Design of 3D Beamforming and Deployment Strategies for ISAC-based HAPS Systems

Abstract: This paper explores high-altitude platform station (HAPS) systems enabled by integrated sensing and communication (ISAC), in which a HAPS simultaneously transmits communication signals and synthetic aperture radar (SAR) imaging signals to support multi-user communication while performing ground target sensing. Taking into account the operational characteristics of SAR imaging, we consider two HAPS deployment strategies: (i) a quasi-stationary HAPS that remains fixed at an optimized location during SAR operation, following the stop-and-go scanning model; and (ii) a dynamic HAPS that continuously adjusts its flight trajectory along a circular path. For each strategy, we aim at maximizing the weighted sum-rate throughput for communication users while ensuring that SAR imaging requirements, such as beampattern gain and signal-to-noise ratio (SNR), are satisfied.

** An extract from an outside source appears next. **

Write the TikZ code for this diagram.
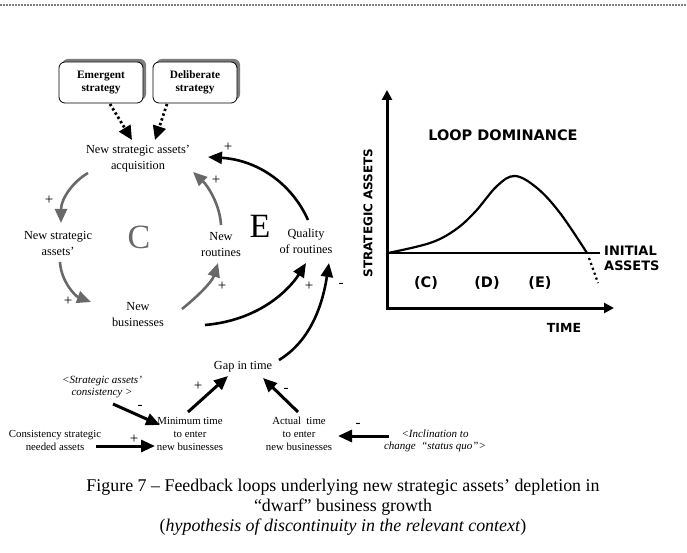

This is achieved by jointly optimizing the HAPS deployment strategy, i.e., its placement or trajectory, along with three-dimensional (3D) transmit beamforming, under practical constraints including transmit power limits, energy consumption, and flight dynamics. Nevertheless, the formulated optimization problems corresponding to the two deployment strategies are inherently non-convex. To address the issue, we propose efficient algorithms that leverage both convex and non-convex optimization techniques to obtain high-quality suboptimal solutions. Numerical results demonstrate the effectiveness and advantages of the proposed approaches over benchmark schemes.